Although traveling to other cities is thrilling, when you live in a city sometimes you want to leave the hustle and bustle behind you for the day. I had read about the idyllic Dutch countryside before my trip to Amsterdam and remembered studying in college Rembrandt prints of windmills set behind waterways. I wanted to explore this different side of Holland that seemed locked in time.
Because the country is relatively small, there are several quaint historic towns an hour out of Amsterdam by train. Delft and Haarlem are on the same train line so they seemed like the best options for a day trip. Like I mentioned in my last blog on Amsterdam, one of the best ways to experience Dutch life is by water. Taking the train was no exception as you paralleled many canals through pastureland and spotted the occasional old windmill.
Delft: Home to Vermeer and Royal Delft China
I am not someone who is big on souvenirs, but I love blue and white china and had my heart set on picking up something as a Dutch memento. Delft is world renowned for their pottery or "delftware". Royal Delft China is located just outside the city offering behind the scenes tours on how each piece is lovingly created. If you have time, I highly recommend taking the tour.
If you want a comprehensive historic tour of the city head to the Tourist Information Point (TIP) at the center of the main square near the "New Church" and purchase one of the museum/tour package (Combi Ticket) options. The main square is somewhat touristy so, take time to wander through the streets beyond. Explore the old drawbridge or visit Vermeer's Aunt's House captured in one of his paintings. Don't miss stopping to take a break at the "Beestenmarkt" and sit with the locals in this converted animal market turned beer garden. If you are lucky you may catch a glimpse of a local celebrity, a rather large hog, taking her daily stroll.

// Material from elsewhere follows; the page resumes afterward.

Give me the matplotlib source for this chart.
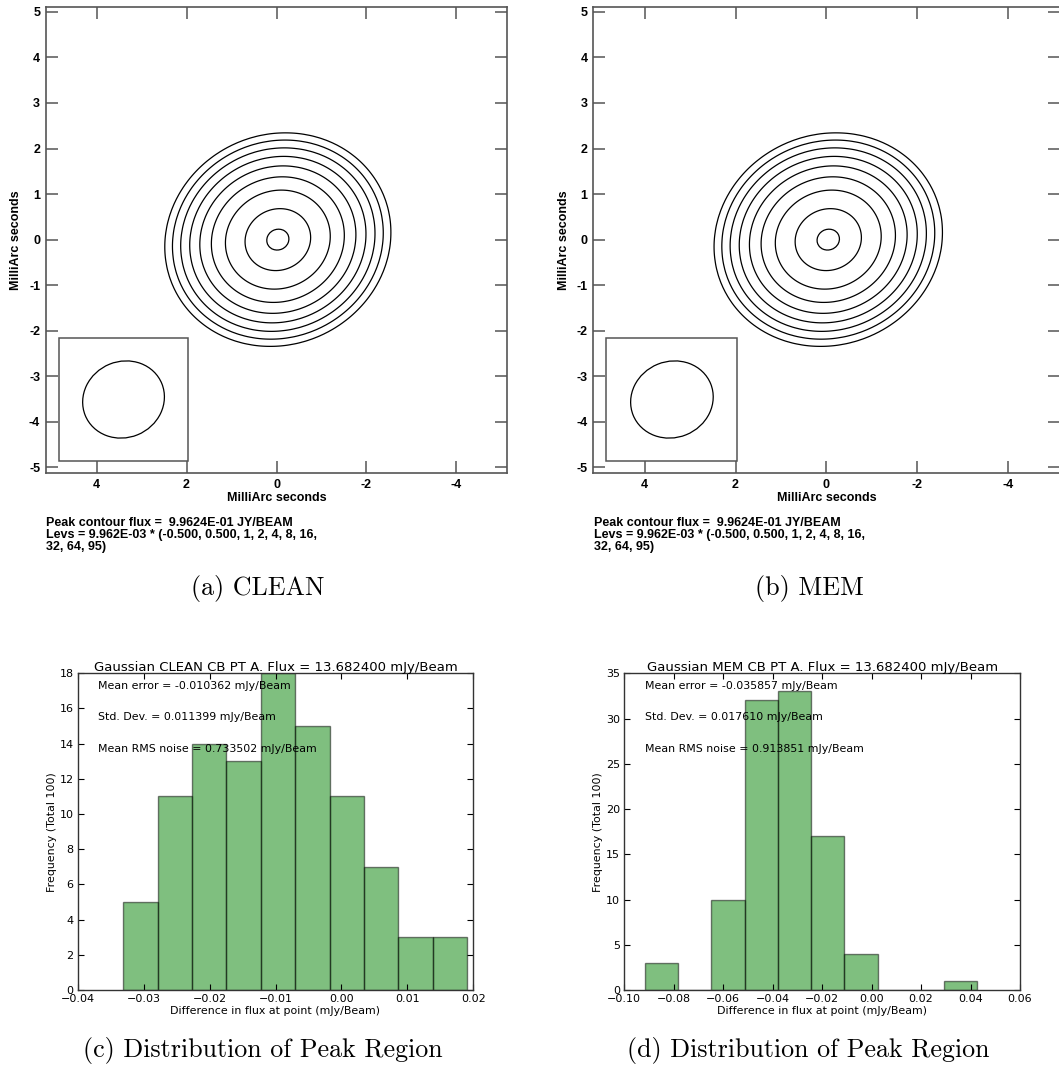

Haarlem: Windmills, Jenever and Maritime
Haarlem is located just northwest of Amsterdam amid of the key flower growing fields in Holland. If you are travel here in the spring, it is one area not to miss. From the train I could see the remnants of a productive tulip season and preparations for next year. This town was once a bustling maritime port, a history that is evident the in medieval architecture and canals.
I arrived late in the day, but there was still plenty to explore including a fully restored windmill. If you happen by Molen de Adriaan, after tour hours stop by the neighboring restaurant for an al fresco Jenever and Tonic and take in the view. Jenever is the Dutch version of gin and many local restaurants, including this one, distill their own. It was quite possibly the best Gin and Tonic I've ever had! If Jenever is not your preference, consider stopping by De Jopenkerk to taste a locally made beer with a side of bitterballen in a converted church.
Not far from the Windmill, is the Grote Markt, containing the expansive town square and cathedral, De Grote Kerk. I arrived before the evening bells that once called visitors to the city's walled gates before closing. Luckily for me, the walls are long gone, and I had time to pass by several enclosed garden courtyards or hofjes before taking the train back to Amsterdam.
There was plenty to see in these two towns and I highly recommend at least visiting Haarlem (a 15min train ride) if you are traveling to Amsterdam. The countryside and pace of life provided a deeper view of Dutch culture that could easily be lost in a larger city.